At a Glance | June 26

Flint Airport Update: FBI Says Attacker Tried to Buy a Gun, but Used a Knife Instead

The Canadian man charged with attacking police Lieutenant Jeff Neville with a knife at the airport in Flint, Michigan, on June 21 tried to buy a gun in the United States last week, but was unsuccessful, the FBI confirmed at a press conference.  The Bureau would not confirm where the attempted purchase took place or why the defendant, Amor Ftouhi, was unable to complete the purchase. The FBI also said Ftouhi bought the knife used in the attack—a 12-inch (eight-inch blade) serrated knife (see photo)—after he arrived from Canada in Lake Champlain, New York, on June 16.

Lieutenant Neville, who was originally hospitalized in critical condition, has since been upgraded to good condition, and doctors say he could be released from the hospital within a few days. Local news media reported last week that about 75 people from all religions gathered at a park in Flint for an interfaith prayer service for Lieutenant Neville, sponsored by the Flint Islamic Center.

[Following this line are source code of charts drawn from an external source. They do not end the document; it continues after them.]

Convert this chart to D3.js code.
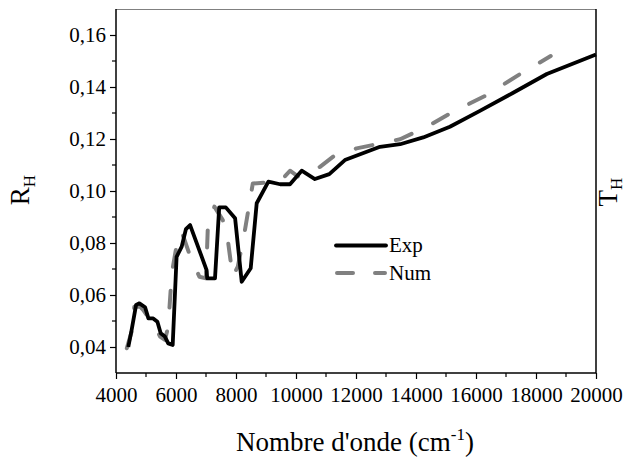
<!DOCTYPE html>
<html><head><meta charset="utf-8">
<script src="https://cdn.jsdelivr.net/npm/d3@7"></script>
<style>
html,body{margin:0;padding:0;background:#fff;}
svg text{font-family:"Liberation Serif","DejaVu Serif",serif !important;fill:#000;}
</style></head>
<body>
<svg id="c" width="626" height="459"></svg>
<script>
const expX = [4410, 4520, 4670, 4780, 4970, 5080, 5240, 5380, 5490, 5630, 5740, 5890, 6020, 6190, 6330, 6470, 7020, 7040, 7300, 7440, 7660, 7970, 8190, 8490, 8690, 9080, 9470, 9800, 10190, 10630, 11110, 11630, 12800, 13470, 14240, 15130, 16130, 17240, 18360, 20000];
const expY = [0.040, 0.0465, 0.0562, 0.0568, 0.0553, 0.051, 0.051, 0.0497, 0.0453, 0.044, 0.0414, 0.0408, 0.0747, 0.0786, 0.0853, 0.0869, 0.0696, 0.0664, 0.0664, 0.0937, 0.0937, 0.0895, 0.0651, 0.0703, 0.0953, 0.1036, 0.1026, 0.1026, 0.1078, 0.1046, 0.1065, 0.1119, 0.117, 0.118, 0.1206, 0.1247, 0.1308, 0.1378, 0.145, 0.1525];
const numX = [4360, 4520, 4610, 4800, 4910, 5300, 5470, 5630, 5740, 5860, 6080, 6190, 6440, 6780, 7000, 7060, 7280, 7560, 7720, 7890, 8060, 8280, 8560, 9470, 9800, 10080, 10800, 11240, 12020, 12690, 13470, 14360, 15240, 16360, 17470, 18490];
const numY = [0.0395, 0.0459, 0.0555, 0.0555, 0.0542, 0.0478, 0.044, 0.0427, 0.0478, 0.0683, 0.0831, 0.0843, 0.076, 0.067, 0.0664, 0.0857, 0.094, 0.0888, 0.0818, 0.067, 0.0709, 0.0837, 0.1029, 0.1036, 0.1078, 0.1055, 0.1093, 0.1132, 0.1164, 0.118, 0.1199, 0.1247, 0.1305, 0.1369, 0.145, 0.1519];
const xTicks = [4000, 6000, 8000, 10000, 12000, 14000, 16000, 18000, 20000];
const yTicks = [0.04, 0.06, 0.08, 0.10, 0.12, 0.14, 0.16];
const seriesNames = ["Exp", "Num"];

const L = 116, R = 596, T = 9, B = 373;
const svg = d3.select("#c");
const x = d3.scaleLinear().domain([4000, 20000]).range([L, R]);
const y = d3.scaleLinear().domain([0.03, 0.17]).range([B, T]);

// frame top/right
svg.append("line").attr("x1", L).attr("x2", R).attr("y1", T + 0.5).attr("y2", T + 0.5)
  .attr("stroke", "#808080").attr("stroke-width", 1);
svg.append("line").attr("x1", R).attr("x2", R).attr("y1", T).attr("y2", B)
  .attr("stroke", "#000").attr("stroke-width", 1.5);

// x axis
const xMinor = d3.range(5000, 20000, 2000);
const gx = svg.append("g").attr("transform", `translate(0,${B})`);
gx.call(d3.axisBottom(x).tickValues(xTicks).tickSize(6).tickPadding(8).tickFormat(d3.format("d")));
gx.attr("font-size", 21);
gx.selectAll(".minor").data(xMinor).enter().append("line").attr("class", "minor")
  .attr("x1", d => x(d)).attr("x2", d => x(d)).attr("y1", 0).attr("y2", 4)
  .attr("stroke", "#000").attr("stroke-width", 1.2);
gx.select(".domain").attr("stroke-width", 1.5).attr("d", `M${L},0H${R}`);
gx.selectAll(".tick line").attr("stroke-width", 1.2);
gx.selectAll(".tick text").style("font-size", "21px");

// y axis
const yMinor = [0.05, 0.07, 0.09, 0.11, 0.13, 0.15];
const gy = svg.append("g").attr("transform", `translate(${L},0)`);
gy.call(d3.axisLeft(y).tickValues(yTicks).tickSize(6).tickPadding(4)
  .tickFormat(d => d3.format(".2f")(d).replace(".", ",")));
gy.attr("font-size", 21);
gy.selectAll(".minor").data(yMinor).enter().append("line").attr("class", "minor")
  .attr("x1", 0).attr("x2", -4).attr("y1", d => y(d)).attr("y2", d => y(d))
  .attr("stroke", "#000").attr("stroke-width", 1.2);
gy.select(".domain").attr("stroke-width", 1.5).attr("d", `M0,${T}V${B}`);
gy.selectAll(".tick line").attr("stroke-width", 1.2);
gy.selectAll(".tick text").style("font-size", "21px");

// series
const line = d3.line().x(d => x(d[0])).y(d => y(d[1]));
const numData = numX.map((v, i) => [v, numY[i]]);
const expData = expX.map((v, i) => [v, expY[i]]);
svg.append("path").datum(numData).attr("d", line).attr("fill", "none")
  .attr("stroke", "#808080").attr("stroke-width", 4).attr("stroke-dasharray", "17,24")
  .attr("stroke-linecap", "round").attr("stroke-linejoin", "round");
svg.append("path").datum(expData).attr("d", line).attr("fill", "none")
  .attr("stroke", "#000").attr("stroke-width", 3.8)
  .attr("stroke-linejoin", "round");

// legend
const lg = svg.append("g");
lg.append("line").attr("x1", 336).attr("x2", 386).attr("y1", 245.5).attr("y2", 245.5)
  .attr("stroke", "#000").attr("stroke-width", 3.8).attr("stroke-linecap", "round");
lg.append("line").attr("x1", 337).attr("x2", 385).attr("y1", 273).attr("y2", 273)
  .attr("stroke", "#808080").attr("stroke-width", 4).attr("stroke-dasharray", "16,22")
  .attr("stroke-linecap", "round");
lg.append("text").attr("x", 389).attr("y", 252).attr("font-size", 21).text(seriesNames[0]);
lg.append("text").attr("x", 389).attr("y", 280).attr("font-size", 21).text(seriesNames[1]);

// axis titles
const xt = svg.append("text").attr("x", 355).attr("y", 451).attr("text-anchor", "middle").attr("font-size", 27);
xt.append("tspan").text("Nombre d'onde (cm");
xt.append("tspan").attr("font-size", 17).attr("dy", -11).text("-1");
xt.append("tspan").attr("dy", 11).text(")");

const yt = svg.append("text").attr("transform", "translate(29,190) rotate(-90)")
  .attr("text-anchor", "middle").attr("font-size", 27);
yt.append("tspan").text("R");
yt.append("tspan").attr("font-size", 17).attr("dy", 6).text("H");

const rt = svg.append("text").attr("transform", "translate(617,192) rotate(-90)")
  .attr("text-anchor", "middle").attr("font-size", 27);
rt.append("tspan").text("T");
rt.append("tspan").attr("font-size", 17).attr("dy", 5).text("H");
</script>
</body></html>
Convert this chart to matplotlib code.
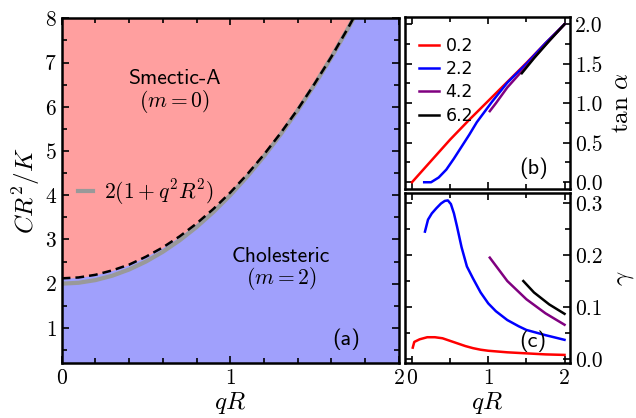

London Update: Suspect Charged With Terrorist-Related Murder in Mosque Attack

Last week, British prosecutors charged Darren Osborne, age 47, of Cardiff, Wales, with terrorist-related murder and attempted murder in connection with a van attack on a crowd of worshipers near a mosque in London on June 19. Prosecutors allege that he conducted a premeditated attack “motivated by extreme political views and a personal hated of Muslims,” and that he “acted to kill, maim, injure, and terrify as many people as possible.” A post-mortem examination found that the cause of the death of the man who died at the scene of the attack was “multiple injuries,” thus clearing the way for the murder charge against Osborne, who faces a preliminary hearing this week.

London police have released a photograph of the van used in the attack (see photo), and they have appealed to the public for any information about the vehicle or its driver. Investigators said the rented van was driven from Cardiff to London between June 17 and 18.


Murder of Muslim Teenager in Virginia Is Being Investigated as a Road-Rage Incident  

Last week, Fairfax County (Virginia) police said they are investigating the murder of a teenage Muslim girl, Nabra Hassanen of Reston, on June 18 as a road rage incident, rather than a hate crime. Investigators say Nabra was part of a group of teens returning from a restaurant to a mosque about 3:40 a.m. (not unusual during Ramadan celebrations), walking and biking in a major road. The defendant, Darwin Martinez Torres, age 22, of Sterling, Virginia, was driving down the road, got into an argument with a teenager on a bicycle, and then drove his car up over a curb, scattering about 15 teenagers. He later caught up with them in a parking lot, chased them with a baseball bat, and struck Nabra and then abducted her into his car, according to police.

Police said Martinez Torres assaulted Nabra a second time, near his apartment complex in Loudoun County, and threw her body into a nearby pond, where it was found that afternoon. The medical examiner ruled that the cause of her death was blunt-force trauma to the head and neck.

Although Fairfax County police say they have no indication that Nabra was targeted because of her religion, some leaders in the Muslim community continue to express their belief that this murder is a hate crime.